▸ Exercise requirements
Output the material below unchanged, apart from leaving out the pictures.

▸ Raw data
§
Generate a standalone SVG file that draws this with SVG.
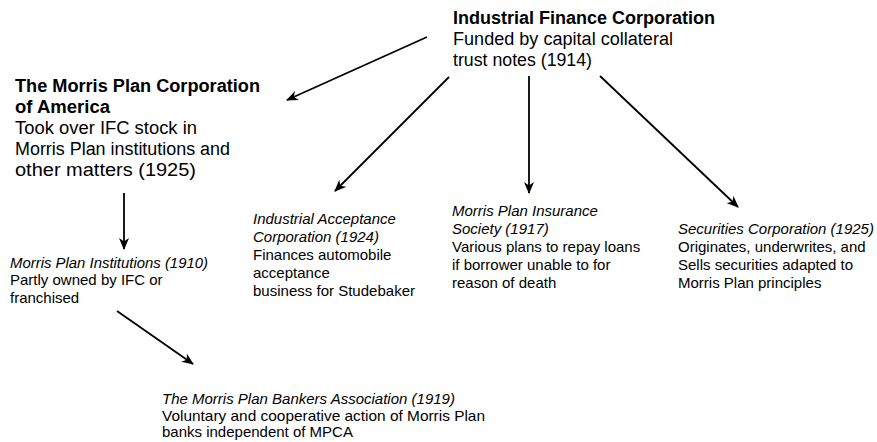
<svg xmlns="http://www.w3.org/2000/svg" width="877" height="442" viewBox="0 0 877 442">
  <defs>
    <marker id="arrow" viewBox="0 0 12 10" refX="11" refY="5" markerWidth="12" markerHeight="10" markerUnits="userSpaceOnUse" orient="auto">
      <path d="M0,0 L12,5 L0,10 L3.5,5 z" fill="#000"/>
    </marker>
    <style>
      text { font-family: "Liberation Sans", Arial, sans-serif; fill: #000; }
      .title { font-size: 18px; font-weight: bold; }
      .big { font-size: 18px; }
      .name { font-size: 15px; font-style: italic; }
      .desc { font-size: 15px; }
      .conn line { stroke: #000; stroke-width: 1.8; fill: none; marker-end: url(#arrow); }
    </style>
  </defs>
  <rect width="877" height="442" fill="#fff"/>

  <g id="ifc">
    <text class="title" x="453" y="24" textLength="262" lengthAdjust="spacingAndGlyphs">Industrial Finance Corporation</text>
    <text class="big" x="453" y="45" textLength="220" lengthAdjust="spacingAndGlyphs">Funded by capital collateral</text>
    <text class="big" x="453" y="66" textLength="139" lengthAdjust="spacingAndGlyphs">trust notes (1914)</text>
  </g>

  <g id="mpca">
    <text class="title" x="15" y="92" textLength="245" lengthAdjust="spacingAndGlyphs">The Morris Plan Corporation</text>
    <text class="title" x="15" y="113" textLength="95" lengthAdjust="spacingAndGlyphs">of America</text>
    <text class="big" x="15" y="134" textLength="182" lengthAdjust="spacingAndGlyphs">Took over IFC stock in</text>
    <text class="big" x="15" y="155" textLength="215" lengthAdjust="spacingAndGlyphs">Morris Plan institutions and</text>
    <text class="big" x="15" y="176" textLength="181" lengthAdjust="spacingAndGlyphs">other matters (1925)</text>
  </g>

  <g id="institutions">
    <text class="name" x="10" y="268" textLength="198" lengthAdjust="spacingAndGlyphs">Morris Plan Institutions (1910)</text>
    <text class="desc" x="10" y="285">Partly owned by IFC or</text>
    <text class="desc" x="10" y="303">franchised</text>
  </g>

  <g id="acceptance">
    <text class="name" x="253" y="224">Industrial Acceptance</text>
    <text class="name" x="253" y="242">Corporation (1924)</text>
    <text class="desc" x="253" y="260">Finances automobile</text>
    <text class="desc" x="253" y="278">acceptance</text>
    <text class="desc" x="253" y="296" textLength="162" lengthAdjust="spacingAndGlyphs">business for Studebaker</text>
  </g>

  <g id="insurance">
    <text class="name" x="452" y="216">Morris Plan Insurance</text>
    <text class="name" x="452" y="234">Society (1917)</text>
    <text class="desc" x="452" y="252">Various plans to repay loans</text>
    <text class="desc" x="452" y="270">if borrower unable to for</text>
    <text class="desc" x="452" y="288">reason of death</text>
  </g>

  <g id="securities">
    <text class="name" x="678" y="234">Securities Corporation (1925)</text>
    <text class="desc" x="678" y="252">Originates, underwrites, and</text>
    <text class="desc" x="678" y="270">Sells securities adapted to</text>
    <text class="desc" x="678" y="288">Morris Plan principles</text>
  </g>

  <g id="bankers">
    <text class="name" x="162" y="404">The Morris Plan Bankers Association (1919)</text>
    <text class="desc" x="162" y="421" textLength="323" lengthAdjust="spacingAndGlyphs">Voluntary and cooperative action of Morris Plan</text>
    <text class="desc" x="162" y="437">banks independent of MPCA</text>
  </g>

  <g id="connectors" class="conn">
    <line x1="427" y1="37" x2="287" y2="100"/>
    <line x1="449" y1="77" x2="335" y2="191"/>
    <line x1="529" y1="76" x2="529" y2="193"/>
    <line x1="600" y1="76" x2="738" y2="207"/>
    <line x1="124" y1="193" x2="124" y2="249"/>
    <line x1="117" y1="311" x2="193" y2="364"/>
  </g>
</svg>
§
▸ Response for this exercise
Generate a standalone SVG file that draws this with SVG.
<svg xmlns="http://www.w3.org/2000/svg" width="877" height="442" viewBox="0 0 877 442">
  <defs>
    <marker id="arrow" viewBox="0 0 12 10" refX="11" refY="5" markerWidth="12" markerHeight="10" markerUnits="userSpaceOnUse" orient="auto">
      <path d="M0,0 L12,5 L0,10 L3.5,5 z" fill="#000"/>
    </marker>
    <style>
      text { font-family: "Liberation Sans", Arial, sans-serif; fill: #000; }
      .title { font-size: 18px; font-weight: bold; }
      .big { font-size: 18px; }
      .name { font-size: 15px; font-style: italic; }
      .desc { font-size: 15px; }
      .conn line { stroke: #000; stroke-width: 1.8; fill: none; marker-end: url(#arrow); }
    </style>
  </defs>
  <rect width="877" height="442" fill="#fff"/>

  <g id="ifc">
    <text class="title" x="453" y="24" textLength="262" lengthAdjust="spacingAndGlyphs">Industrial Finance Corporation</text>
    <text class="big" x="453" y="45" textLength="220" lengthAdjust="spacingAndGlyphs">Funded by capital collateral</text>
    <text class="big" x="453" y="66" textLength="139" lengthAdjust="spacingAndGlyphs">trust notes (1914)</text>
  </g>

  <g id="mpca">
    <text class="title" x="15" y="92" textLength="245" lengthAdjust="spacingAndGlyphs">The Morris Plan Corporation</text>
    <text class="title" x="15" y="113" textLength="95" lengthAdjust="spacingAndGlyphs">of America</text>
    <text class="big" x="15" y="134" textLength="182" lengthAdjust="spacingAndGlyphs">Took over IFC stock in</text>
    <text class="big" x="15" y="155" textLength="215" lengthAdjust="spacingAndGlyphs">Morris Plan institutions and</text>
    <text class="big" x="15" y="176" textLength="181" lengthAdjust="spacingAndGlyphs">other matters (1925)</text>
  </g>

  <g id="institutions">
    <text class="name" x="10" y="268" textLength="198" lengthAdjust="spacingAndGlyphs">Morris Plan Institutions (1910)</text>
    <text class="desc" x="10" y="285">Partly owned by IFC or</text>
    <text class="desc" x="10" y="303">franchised</text>
  </g>

  <g id="acceptance">
    <text class="name" x="253" y="224">Industrial Acceptance</text>
    <text class="name" x="253" y="242">Corporation (1924)</text>
    <text class="desc" x="253" y="260">Finances automobile</text>
    <text class="desc" x="253" y="278">acceptance</text>
    <text class="desc" x="253" y="296" textLength="162" lengthAdjust="spacingAndGlyphs">business for Studebaker</text>
  </g>

  <g id="insurance">
    <text class="name" x="452" y="216">Morris Plan Insurance</text>
    <text class="name" x="452" y="234">Society (1917)</text>
    <text class="desc" x="452" y="252">Various plans to repay loans</text>
    <text class="desc" x="452" y="270">if borrower unable to for</text>
    <text class="desc" x="452" y="288">reason of death</text>
  </g>

  <g id="securities">
    <text class="name" x="678" y="234">Securities Corporation (1925)</text>
    <text class="desc" x="678" y="252">Originates, underwrites, and</text>
    <text class="desc" x="678" y="270">Sells securities adapted to</text>
    <text class="desc" x="678" y="288">Morris Plan principles</text>
  </g>

  <g id="bankers">
    <text class="name" x="162" y="404">The Morris Plan Bankers Association (1919)</text>
    <text class="desc" x="162" y="421" textLength="323" lengthAdjust="spacingAndGlyphs">Voluntary and cooperative action of Morris Plan</text>
    <text class="desc" x="162" y="437">banks independent of MPCA</text>
  </g>

  <g id="connectors" class="conn">
    <line x1="427" y1="37" x2="287" y2="100"/>
    <line x1="449" y1="77" x2="335" y2="191"/>
    <line x1="529" y1="76" x2="529" y2="193"/>
    <line x1="600" y1="76" x2="738" y2="207"/>
    <line x1="124" y1="193" x2="124" y2="249"/>
    <line x1="117" y1="311" x2="193" y2="364"/>
  </g>
</svg>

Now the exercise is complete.